The UK, and most of its Western allies, are simply not anywhere near this point.

Ukraine has suffered catastrophic casualties but numbers are hard to ascertain

Analysts say it would take years for Western Europe’s factories to come close to matching Russia’s mass-production of weapons.

“The land war in Ukraine has shown beyond doubt that mass is absolutely vital for anybody that is going to face Russia on land,” says Keir Giles, a Russia expert at Chatham House think tank.

“And having deep reserves vastly greater in number than the standing regular armed forces has been shown to be essential.”

How national service conversations backfired

France and Germany have both recently moved to revive a system of voluntary military service for 18-year-olds.

The UK’s former Head of the Army, Gen Sir Patrick Sanders, suggested in 2024, the year he retired, that the UK should train what he called “a citizen army” to fight a land war in the future. The idea was shot down by No. 10.

“I think it’s a cultural thing within the UK,” says Ed Arnold, senior research fellow at Rusi.

“So if you look at the states that are now looking towards [military service] – like Sweden, Germany and France – they are states who culturally still have an institutional memory of when they had that system.

“We haven’t had national service since the 1960s and attempts to have that national conversation around it have pretty much backfired.”

France has recently moved to revive a system of voluntary military service for 18-year olds


“The reality is, our armed forces cannot survive on a diet of government spin, over-the-horizon spending commitments and hollow rhetoric,” Sir Ben Wallace, who was Defence Secretary in the Conservative government from 2019 to 2023, told the BBC.

Responding to this, a spokesperson for the current Labour Defence Secretary, John Healey, told me: “This characterisation is baseless.

“We increased defence spending by £5bn this year alone, signed 1,000 major contracts since the election and increased MOD spending with British businesses by 6% above inflation in the last year.”

He points to a new defence agreement with Norway, a £300m new investment in the Royal Navy’s laser weapon and a £9bn investment into armed forces housing, adding: “We’re a government investing in the transformation of our forces, investing in our British service personnel… to create jobs and growth in Britain’s communities.”

Germany has also introduced voluntary military service for 18 year-olds

But this is not about party politics.

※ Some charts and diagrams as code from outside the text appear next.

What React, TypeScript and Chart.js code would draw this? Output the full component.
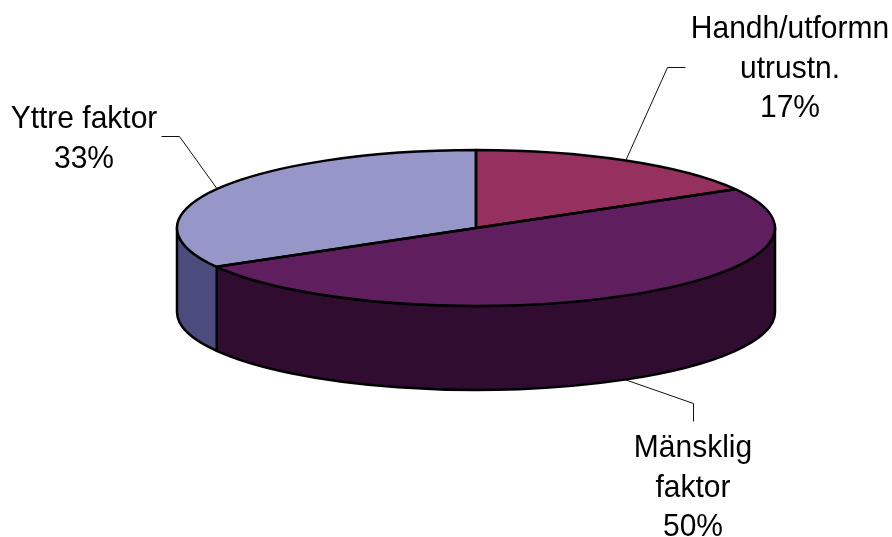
import React, { useEffect, useRef } from "react";
import { Chart, registerables } from "chart.js";

Chart.register(...registerables);

const categories = ["Handh/utformn utrustn.", "Mänsklig faktor", "Yttre faktor"];
const labelLines = [["Handh/utformn", "utrustn."], ["Mänsklig", "faktor"], ["Yttre faktor"]];
const values = [16.7, 50, 33.3];
const topColors = ["#96305f", "#5f1f5f", "#9696c8"];
const wallColors = ["#4b1830", "#300c30", "#4b4b7d"];

const W = 892;
const H = 537;
const CX = 476;
const CY = 228;
const RX = 299;
const RY = 78;
const R = 150;
const DEPTH = 84;
const OUTLINE = 2.5;
const TEXT_STRETCH = 1.07;

const leaderGeom = [
  { elbow: [667, 67], end: [685, 67], textX: 790, baseline: 38, wall: false },
  { elbow: [693, 403], end: [693, 421], textX: 693, baseline: 457, wall: true },
  { elbow: [179, 136], end: [161, 136], textX: 84, baseline: 128, wall: false },
];

const pie3d = {
  id: "pie3d",
  beforeDatasetsDraw(chart: any) {
    const ctx = chart.ctx;
    const arcs = chart.getDatasetMeta(0).data;
    arcs.forEach((arc: any, i: number) => {
      const a = Math.max(arc.startAngle, 0);
      const b = Math.min(arc.endAngle, Math.PI);
      if (b <= a) return;
      ctx.save();
      ctx.beginPath();
      ctx.ellipse(arc.x, arc.y, RX, RY, 0, a, b);
      ctx.ellipse(arc.x, arc.y + DEPTH, RX, RY, 0, b, a, true);
      ctx.closePath();
      ctx.fillStyle = wallColors[i];
      ctx.fill();
      ctx.lineWidth = OUTLINE;
      ctx.strokeStyle = "#000";
      ctx.lineJoin = "round";
      ctx.stroke();
      ctx.restore();
    });
    const first = arcs[0];
    ctx.save();
    ctx.translate(first.x, first.y);
    ctx.scale(RX / R, RY / R);
    ctx.translate(-first.x, -first.y);
  },
  afterDatasetsDraw(chart: any) {
    const ctx = chart.ctx;
    ctx.restore();
    const arcs = chart.getDatasetMeta(0).data;
    const total = values.reduce((s, v) => s + v, 0);
    arcs.forEach((arc: any) => {
      ctx.save();
      ctx.beginPath();
      ctx.moveTo(arc.x, arc.y);
      ctx.ellipse(arc.x, arc.y, RX, RY, 0, arc.startAngle, arc.endAngle);
      ctx.closePath();
      ctx.lineWidth = OUTLINE;
      ctx.strokeStyle = "#000";
      ctx.lineJoin = "round";
      ctx.stroke();
      ctx.restore();
    });
    arcs.forEach((arc: any, i: number) => {
      const g = leaderGeom[i];
      const mid = (arc.startAngle + arc.endAngle) / 2;
      const ax = arc.x + RX * Math.cos(mid);
      const ay = arc.y + RY * Math.sin(mid) + (g.wall ? DEPTH : 0);
      ctx.save();
      ctx.beginPath();
      ctx.moveTo(ax, ay);
      ctx.lineTo(g.elbow[0] + 0.5, g.elbow[1] + 0.5);
      ctx.lineTo(g.end[0] + 0.5, g.end[1] + 0.5);
      ctx.lineWidth = 1;
      ctx.strokeStyle = "#111";
      ctx.stroke();
      ctx.font = '30px "Liberation Sans", Arial, sans-serif';
      ctx.fillStyle = "#000";
      ctx.textAlign = "center";
      ctx.textBaseline = "alphabetic";
      const lines = [...labelLines[i], Math.round((values[i] / total) * 100) + "%"];
      lines.forEach((t, k) => {
        ctx.save();
        ctx.translate(g.textX, g.baseline + k * 39.5);
        ctx.scale(1, TEXT_STRETCH);
        ctx.fillText(t, 0, 0);
        ctx.restore();
      });
      ctx.restore();
    });
  },
};

export default function App() {
  const ref = useRef<HTMLCanvasElement>(null);
  useEffect(() => {
    const chart = new Chart(ref.current as HTMLCanvasElement, {
      type: "pie",
      data: {
        labels: categories,
        datasets: [
          {
            data: values,
            backgroundColor: topColors,
            borderWidth: 0,
            clip: false,
          } as any,
        ],
      },
      options: {
        responsive: false,
        animation: false,
        radius: R,
        layout: { padding: { left: 2 * CX - W, right: 0, top: 0, bottom: H - 2 * CY } },
        plugins: { legend: { display: false }, tooltip: { enabled: false } },
      } as any,
      plugins: [pie3d],
    });
    return () => chart.destroy();
  }, []);
  return (
    <div style={{ position: "absolute", left: 0, top: 0, width: W, height: H, background: "#fff" }}>
      <canvas ref={ref} width={W} height={H} style={{ display: "block" }} />
    </div>
  );
}
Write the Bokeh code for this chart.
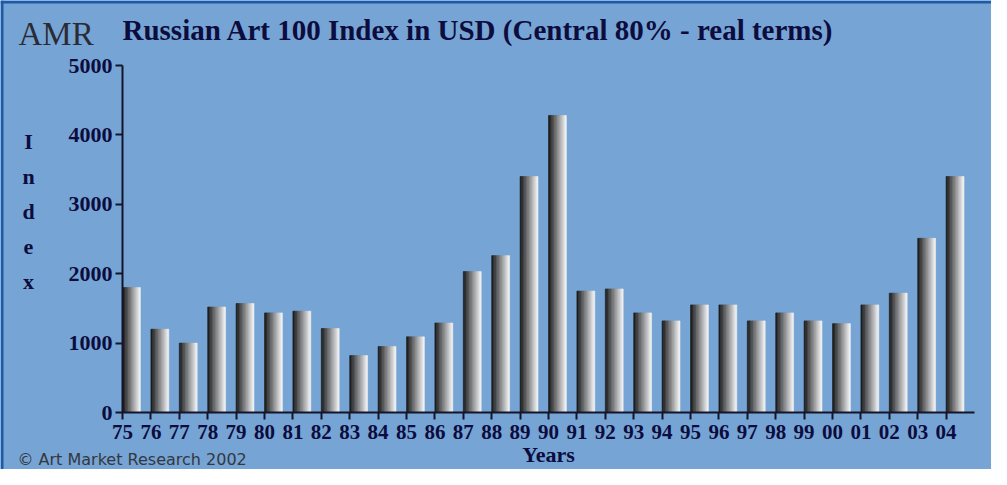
from bokeh.plotting import figure
from bokeh.models import Range1d, FixedTicker, Label, ColumnDataSource, Span
from bokeh.embed import file_html
from bokeh.resources import INLINE

# ---------------- data ----------------
years = ["75", "76", "77", "78", "79", "80", "81", "82", "83", "84",
         "85", "86", "87", "88", "89", "90", "91", "92", "93", "94",
         "95", "96", "97", "98", "99", "00", "01", "02", "03", "04"]
index_values = [1800, 1200, 1000, 1520, 1570, 1435, 1460, 1210, 820, 950,
                1090, 1290, 2030, 2260, 3400, 4280, 1750, 1780, 1435, 1320,
                1550, 1550, 1320, 1435, 1320, 1280, 1550, 1720, 2510, 3400]
y_ticks = [0, 1000, 2000, 3000, 4000, 5000]
title_text = "Russian Art 100 Index in USD (Central 80% - real terms)"
y_title = "Index"
x_title = "Years"
credit = "\u00a9 Art Market Research 2002"
logo = "AMR"

# ---------------- style / layout ----------------
BG = "#76a4d4"
NAVY = "#0c0c3e"
SERIF = "Liberation Serif"
W, H = 991, 469                 # canvas size
AX_L, AX_R = 122, 974           # pixel extent of the category axis
AX_T, AX_B = 65, 412            # pixel extent of the value axis
N_SLICES = 12
BAR_W = 0.63

n_cat = len(years)
y_max = y_ticks[-1]
ux = n_cat / (AX_R - AX_L)      # data units per pixel
uy = y_max / (AX_B - AX_T)

def X(px):
    return (px - AX_L) * ux

def Y(py):
    return (AX_B - py) * uy

p = figure(width=W, height=H,
           x_range=Range1d(X(0), X(W)), y_range=Range1d(Y(H), Y(0)),
           min_border=0, output_backend="svg", toolbar_location=None)
p.background_fill_color = BG
p.border_fill_color = BG
p.outline_line_color = None
p.xgrid.visible = False
p.ygrid.visible = False

# gradient bars built from slices
xs, tops, cols = [], [], []
for i, v in enumerate(index_values):
    for k in range(N_SLICES):
        t = k / (N_SLICES - 1)
        g = int(28 + t * (240 - 28))
        xs.append(i + (k + 0.5) * BAR_W / N_SLICES)
        tops.append(v)
        cols.append("#%02x%02x%02x" % (g, g, g))
src = ColumnDataSource(dict(x=xs, top=tops, color=cols))
p.vbar(x="x", top="top", bottom=0, width=BAR_W / N_SLICES, source=src,
       fill_color="color", line_color="color", line_width=0.6)

# axes, pinned at the origin
for ax in (p.xaxis[0], p.yaxis[0]):
    ax.fixed_location = 0
    ax.axis_line_color = "#15152a"
    ax.axis_line_width = 2
    ax.major_tick_line_color = "#15152a"
    ax.major_tick_line_width = 2
    ax.major_tick_in = 0
    ax.major_tick_out = 7
    ax.minor_tick_line_color = None
    ax.major_label_text_font = SERIF
    ax.major_label_text_font_style = "bold"
    ax.major_label_text_color = NAVY

p.xaxis.bounds = (0, n_cat)
p.xaxis.ticker = FixedTicker(ticks=list(range(n_cat)))
p.xaxis.major_label_overrides = {i: y for i, y in enumerate(years)}
p.xaxis.major_label_text_font_size = "21px"
p.xaxis.major_label_standoff = 5

p.yaxis.bounds = (0, y_max)
p.yaxis.ticker = FixedTicker(ticks=y_ticks)
p.yaxis.major_label_text_font_size = "22px"
p.yaxis.major_label_standoff = 3

# frame border (top and left edges)
p.add_layout(Span(location=Y(1.5), dimension="width", line_color="#1d5aa8", line_width=3))
p.add_layout(Span(location=X(1.5), dimension="height", line_color="#1d5aa8", line_width=3))

def add_text(px, py, text, **kw):
    p.add_layout(Label(x=X(px), y=Y(py), text=text, text_baseline="top", **kw))

add_text(122, 13, title_text, text_font=SERIF, text_font_style="bold",
         text_font_size="29px", text_color=NAVY, text_align="left")
add_text(18, 15, logo, text_font=SERIF, text_font_size="33px",
         text_color="#2b2b36", text_align="left")
add_text(28, 128, "\n".join(y_title), text_font=SERIF, text_font_style="bold",
         text_font_size="22px", text_color=NAVY, text_align="center",
         text_line_height=1.4)
add_text((AX_L + AX_R) / 2, 441, x_title, text_font=SERIF, text_font_style="bold",
         text_font_size="22px", text_color=NAVY, text_align="center")
add_text(17, 449, credit, text_font="DejaVu Sans", text_font_size="16px",
         text_color="#333840", text_align="left")

open("out.html", "w").write(file_html(p, INLINE))
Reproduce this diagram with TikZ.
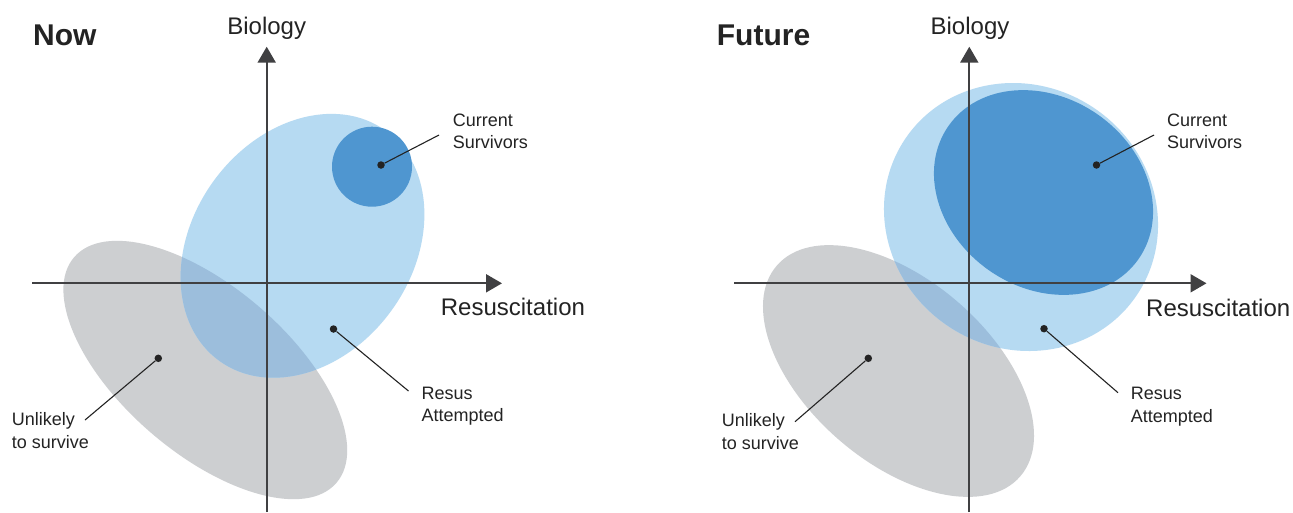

It’s about whether UK defence has been under-funded for so long that it has now reached the point where the country is dangerously vulnerable in several areas, notably air defence.

There are also problems of timing and inefficiency.

Defence contracts often take years to come to fruition. Billions of pounds have been spent on Ajax, an overdue armoured vehicle project still beset with problems. Meanwhile, Nato officers have been warning Russia could be in a position to launch an attack on a Nato country within three to five years.

At the end of the Cold War (between Nato and the Soviet Union) in 1990, when I was a young infantry Captain in the Army Reserves, the UK was spending 4.1% of GDP on defence.

The following year it deployed over 45,000 troops to help evict Iraq President Saddam Hussein’s invading army from Kuwait in operation Desert Storm.